実は、小生の最初の海外出張は1964年3月で、ロスアンゼルスの近くにあるヒューズ航空会社でした。NECの無線、伝送、交換、通信制御、研究所から技術者がチームを組んで,静止衛星の地上局を制作するための打合せでした。会議の合間に、シンコム衛星と同じ大きさのモデルを見せてもらいました。意外に小型で、静止位置の微調整をするエンジンがオモチャのようでした。思わず「こんなエンジンで大丈夫か?」と質問したら、「君、宇宙は真空だからね。」と笑われました。当時、この出張は極秘扱いで、尋ねられたら「ニューヨーク博覧会に出張した。」と言うことになっていました。
このシンコム衛星3号は、1964年8月19日に打ち上げに成功して、10月の東京オリンピックで活躍しました。静止衛星が通信で実用できることが立証され、衛星時代の幕開けとなったのです。
計算尺についても、色々思い出があります。一番印象に残っているのは、K大先輩です。学生時代に、小生はNECの極超短波(マイクロ)係で夏季実習をしました。その時の係長が K大先輩です。入社後は伝送に配属されたので、無線の競争相手になってしまいました。しかし、衛星関係では共同プロジェクトで、横浜事業所に赴き総合試験などを行いました。K大先輩は無線の総帥でしたが、会議の席上では常に作業衣の上ポケットに計算尺を差しておられました。

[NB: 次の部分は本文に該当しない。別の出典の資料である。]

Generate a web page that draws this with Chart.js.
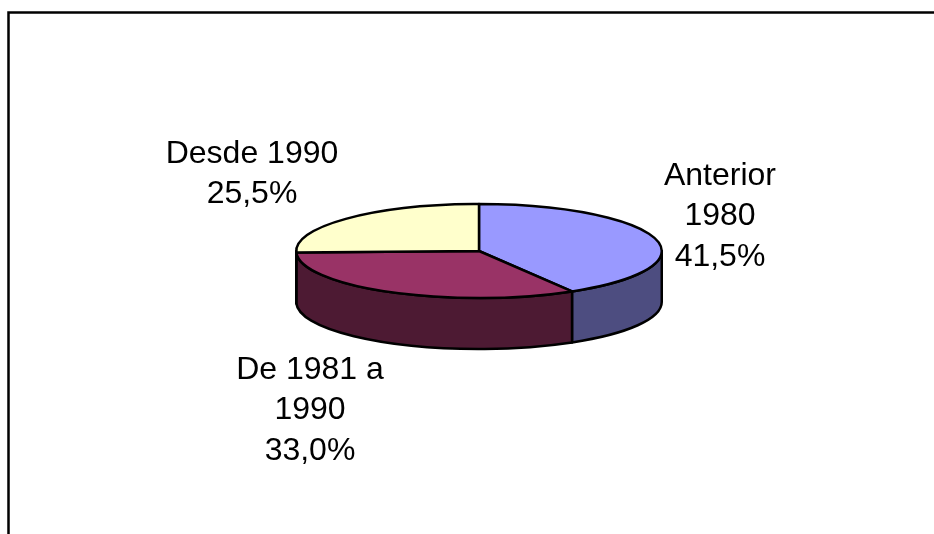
<!DOCTYPE html>
<html>
<head>
<meta charset="utf-8">
<style>
html,body{margin:0;padding:0;background:#fff;}
#wrap{position:absolute;left:0;top:0;width:934px;height:534px;}
canvas{display:block;}
</style>
<script src="https://cdn.jsdelivr.net/npm/chart.js@4"></script>
</head>
<body>
<div id="wrap"><canvas id="c" width="934" height="534"></canvas></div>
<script>
const categories = ["Anterior 1980", "De 1981 a 1990", "Desde 1990"];
const shares = [41.5, 33.0, 25.5];
const labelLines = [["Anterior", "1980", "41,5%"], ["De 1981 a", "1990", "33,0%"], ["Desde 1990", "25,5%"]];
const topColors = ["#9999FF", "#993366", "#FFFFCC"];
const wallColors = ["#4D4D80", "#4D1A33", "#80801A"];

const squash = 47 / 183;
const depth = 51;
const labelAnchors = [[720, 176], [310, 370], [252, 154]];
const lineGap = 40.5;

const { ArcElement, PieController } = Chart;

class TiltedArc extends ArcElement {
  draw(ctx) {
    const { x, y, startAngle, endAngle, outerRadius } = this.getProps(['x', 'y', 'startAngle', 'endAngle', 'outerRadius']);
    const o = this.options;
    const rx = outerRadius, ry = outerRadius * squash;
    const pt = a => [x + rx * Math.cos(a), y + ry * Math.sin(a)];
    ctx.save();
    ctx.lineJoin = 'round';
    ctx.lineWidth = o.borderWidth;
    ctx.strokeStyle = o.borderColor;
    // side wall: only the part of the rim on the near half of the ellipse
    const a0 = Math.max(startAngle, 0), a1 = Math.min(endAngle, Math.PI);
    if (a1 > a0) {
      const p0 = pt(a0), p1 = pt(a1);
      ctx.beginPath();
      ctx.moveTo(p0[0], p0[1]);
      ctx.ellipse(x, y, rx, ry, 0, a0, a1);
      ctx.lineTo(p1[0], p1[1] + depth);
      ctx.ellipse(x, y + depth, rx, ry, 0, a1, a0, true);
      ctx.closePath();
      ctx.fillStyle = wallColors[this.$context.dataIndex];
      ctx.fill();
      ctx.stroke();
    }
    // top face
    ctx.beginPath();
    ctx.moveTo(x, y);
    ctx.ellipse(x, y, rx, ry, 0, startAngle, endAngle);
    ctx.closePath();
    ctx.fillStyle = o.backgroundColor;
    ctx.fill();
    ctx.stroke();
    ctx.restore();
  }
}
TiltedArc.id = 'tiltedArc';
TiltedArc.defaults = Object.assign({}, ArcElement.defaults);
TiltedArc.defaultRoutes = ArcElement.defaultRoutes;
TiltedArc.descriptors = ArcElement.descriptors;

class TiltedPie extends PieController {}
TiltedPie.id = 'tiltedPie';
TiltedPie.defaults = Object.assign({}, PieController.defaults, { dataElementType: 'tiltedArc' });
TiltedPie.overrides = PieController.overrides;
Chart.register(TiltedArc, TiltedPie);

const framePlugin = {
  id: 'frame',
  beforeDraw(chart) {
    const ctx = chart.ctx;
    ctx.save();
    ctx.strokeStyle = '#000';
    ctx.lineWidth = 2.5;
    ctx.beginPath();
    ctx.moveTo(8.5, 534);
    ctx.lineTo(8.5, 12.5);
    ctx.lineTo(934, 12.5);
    ctx.stroke();
    ctx.restore();
  }
};
const labelPlugin = {
  id: 'sliceText',
  afterDatasetsDraw(chart) {
    const ctx = chart.ctx;
    ctx.save();
    ctx.fillStyle = '#000';
    ctx.font = '32px "Liberation Sans", Arial, sans-serif';
    ctx.textAlign = 'center';
    ctx.textBaseline = 'middle';
    labelLines.forEach((lines, i) => {
      lines.forEach((t, j) => ctx.fillText(t, labelAnchors[i][0], labelAnchors[i][1] + j * lineGap));
    });
    ctx.restore();
  }
};

new Chart(document.getElementById('c'), {
  type: 'tiltedPie',
  data: {
    labels: categories,
    datasets: [{
      data: shares,
      backgroundColor: topColors,
      borderColor: '#000',
      borderWidth: 2.5
    }]
  },
  options: {
    responsive: false,
    animation: false,
    layout: { padding: { left: 295, right: 271, top: 67, bottom: 99 } },
    plugins: { legend: { display: false }, title: { display: false }, tooltip: { enabled: false } }
  },
  plugins: [framePlugin, labelPlugin]
});
</script>
</body>
</html>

「私はエンジニアに徹していますから。」が口癖でした。先般、あるOB会でお元気なK大先輩にお会いしました。
コメント by 大橋康隆 — 2012年1月16日 @ 18:28
発表当日早々から素晴らしいコメントを寄せて下さった、大曲、新田、大橋の諸兄に感謝・感激です。お蔭さまでブログ全体が見違えるほど充実したものになりました。
計算尺に懐かしさを感じる同級生も多いようですね。皆さん物持ちが良いので、小生も昔使った計算尺を探してみました。胸のポケットに入れる小さい方は直ぐに見つかりましたが、大型の方は何処にあるのか分かりません。実際には殆ど小型の方で間に合っていました。A,B,C,D,とCIが付いています。昔というかもっと昔、新田兄の父上の時代にはCIが無かったのでしょうか。